_Set task:_ Could the lines from the start of the data through the line with "import seaborn as sns" be set down exactly, with no pictures among them?

• • • • • • •

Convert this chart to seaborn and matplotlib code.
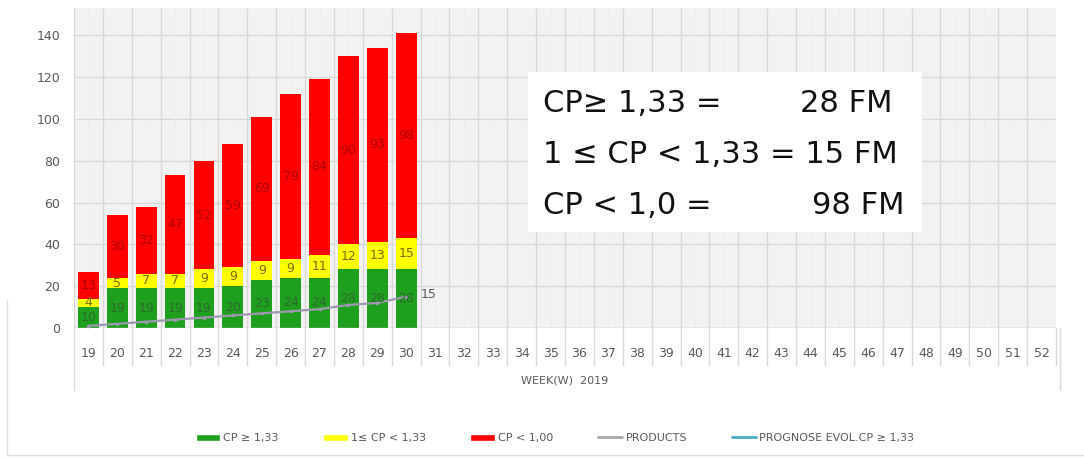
import matplotlib
matplotlib.use("Agg")
import matplotlib.pyplot as plt
import matplotlib.transforms as mtransforms
from matplotlib.patches import Patch, Rectangle
from matplotlib.lines import Line2D
import numpy as np
import pandas as pd
import seaborn as sns

# ---- data -------------------------------------------------------------
all_weeks = [str(w) for w in range(19, 53)]
weeks = ["19", "20", "21", "22", "23", "24", "25", "26", "27", "28", "29", "30"]
cp_good = [10, 19, 19, 19, 19, 20, 23, 24, 24, 28, 28, 28]      # CP >= 1,33
cp_mid = [4, 5, 7, 7, 9, 9, 9, 9, 11, 12, 13, 15]               # 1 <= CP < 1,33
cp_bad = [13, 30, 32, 47, 52, 59, 69, 79, 84, 90, 93, 98]       # CP < 1,00
products = [1, 2, 3, 4, 5, 6, 7, 8, 9, 11, 12, 15]
y_ticks = [0, 20, 40, 60, 80, 100, 120, 140]

summary_left = ["CP\u2265 1,33 =", "1 \u2264 CP < 1,33 = 15 FM", "CP < 1,0 ="]
summary_right = ["28 FM", "", "98 FM"]

legend_labels = ["CP \u2265 1,33", "1\u2264 CP < 1,33", "CP < 1,00",
                 "PRODUCTS", "PROGNOSE EVOL.CP \u2265 1,33"]

GREEN, YELLOW, RED = "#1ea01e", "#ffff00", "#ff0000"
GRID = "#d9d9d9"
TXT = "#595959"

df = pd.DataFrame({"week": weeks, "good": cp_good, "mid": cp_mid, "bad": cp_bad,
                   "products": products})
df["mid_top"] = df["good"] + df["mid"]
df["total"] = df["mid_top"] + df["bad"]

# ---- figure -----------------------------------------------------------
sns.set_theme(style="white")
plt.rcParams["font.family"] = ["DejaVu Sans"]

W, H = 1084, 459
fig = plt.figure(figsize=(W / 100, H / 100), dpi=100)
ax = fig.add_axes([74 / W, 1 - 328 / H, (1056 - 74) / W, (328 - 8) / H])
ax.set_facecolor("#f2f2f2")

# stacked bars: draw cumulative totals on top of each other
bw = 0.72
sns.barplot(data=df, x="week", y="total", order=all_weeks, color=RED,
            width=bw, saturation=1, ax=ax, zorder=3, linewidth=0)
sns.barplot(data=df, x="week", y="mid_top", order=all_weeks, color=YELLOW,
            width=bw, saturation=1, ax=ax, zorder=3, linewidth=0)
sns.barplot(data=df, x="week", y="good", order=all_weeks, color=GREEN,
            width=bw, saturation=1, ax=ax, zorder=3, linewidth=0)

pos = np.array([all_weeks.index(w) for w in weeks])

# products line
sns.lineplot(x=pos, y=df["products"].values, ax=ax, color="#9d98b0",
             linewidth=1.6, zorder=5, marker="o", markersize=2.5,
             markeredgewidth=0)

# segment value labels
for i, p in enumerate(pos):
    g, m, b = cp_good[i], cp_mid[i], cp_bad[i]
    ax.text(p, g / 2, str(g), ha="center", va="center", fontsize=9,
            color="#2d6b2d", zorder=6)
    ax.text(p, g + m / 2, str(m), ha="center", va="center", fontsize=9,
            color="#7a6a00", zorder=6)
    ax.text(p, g + m + b / 2, str(b), ha="center", va="center", fontsize=9,
            color="#b00000", zorder=6)
ax.text(pos[-1] + 0.5, products[-1] + 1, str(products[-1]), ha="left",
        va="center", fontsize=9, color=TXT, zorder=6)

# axes limits, grid
ax.set_xlim(-0.5, len(all_weeks) - 0.5)
ax.set_ylim(0, 153)
ax.set_yticks(y_ticks)
ax.set_yticklabels([str(v) for v in y_ticks])
ax.tick_params(axis="y", length=0, pad=10, labelsize=9, labelcolor=TXT)
ax.tick_params(axis="x", length=0, pad=14, labelsize=9, labelcolor=TXT)
ax.set_xlabel("")
ax.set_ylabel("")
for s in ax.spines.values():
    s.set_visible(False)
for v in y_ticks[1:]:
    ax.axhline(v, color=GRID, linewidth=1, zorder=1)
ax.axhline(0, color="#bfbfbf", linewidth=1, zorder=4)
for k in range(len(all_weeks)):
    ax.axvline(k - 0.5, color=GRID, linewidth=1, zorder=1)
    ax.axvline(k, color="#ebebeb", linewidth=0.5, zorder=1)

# category separators below the axis
trans = mtransforms.blended_transform_factory(ax.transData, ax.transAxes)
for k in range(1, len(all_weeks) + 1):
    ax.plot([k - 0.5, k - 0.5], [0, -0.115], transform=trans, color=GRID,
            linewidth=1, clip_on=False)
for xb in (-0.5, len(all_weeks) - 0.35):
    ax.plot([xb, xb], [0, -0.195], transform=trans, color=GRID,
            linewidth=1, clip_on=False)
ax.text(0.5, -0.165, "WEEK(W)  2019", transform=ax.transAxes, ha="center",
        va="center", fontsize=8, color=TXT)

# summary box
ax.add_patch(Rectangle((0.462, 0.30), 0.4015, 0.50, transform=ax.transAxes,
                       facecolor="white", edgecolor="none", zorder=7))
ys = [0.703, 0.541, 0.384]
rx = [0.834, None, 0.846]
for y, lt, rt, r in zip(ys, summary_left, summary_right, rx):
    ax.text(0.4776, y, lt, transform=ax.transAxes, ha="left", va="center",
            fontsize=22, color="#111111", zorder=8)
    if rt:
        ax.text(r, y, rt, transform=ax.transAxes, ha="right", va="center",
                fontsize=22, color="#111111", zorder=8)

# legend
handles = [Patch(facecolor=GREEN), Patch(facecolor=YELLOW), Patch(facecolor=RED),
           Line2D([], [], color="#a6a6a6", linewidth=2),
           Line2D([], [], color="#4bacc6", linewidth=2)]
leg = fig.legend(handles, legend_labels, loc="center", ncol=5,
                 bbox_to_anchor=(0.512, 1 - 438 / H), frameon=False,
                 fontsize=8, handlelength=2.2, handleheight=0.6,
                 columnspacing=4.0, handletextpad=0.3)
for t in leg.get_texts():
    t.set_color(TXT)

# outer frame lines
fig.add_artist(Line2D([7 / W, 7 / W], [1 - 455 / H, 1 - 300 / H],
                      transform=fig.transFigure, color="#e0e0e0", linewidth=1))
fig.add_artist(Line2D([7 / W, 1], [1 - 455 / H, 1 - 455 / H],
                      transform=fig.transFigure, color="#e0e0e0", linewidth=1))

fig.savefig("out.png", dpi=100, facecolor="white")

• • • • • • •

_Exercise output:_
Convert this chart to seaborn and matplotlib code.
import matplotlib
matplotlib.use("Agg")
import matplotlib.pyplot as plt
import matplotlib.transforms as mtransforms
from matplotlib.patches import Patch, Rectangle
from matplotlib.lines import Line2D
import numpy as np
import pandas as pd
import seaborn as sns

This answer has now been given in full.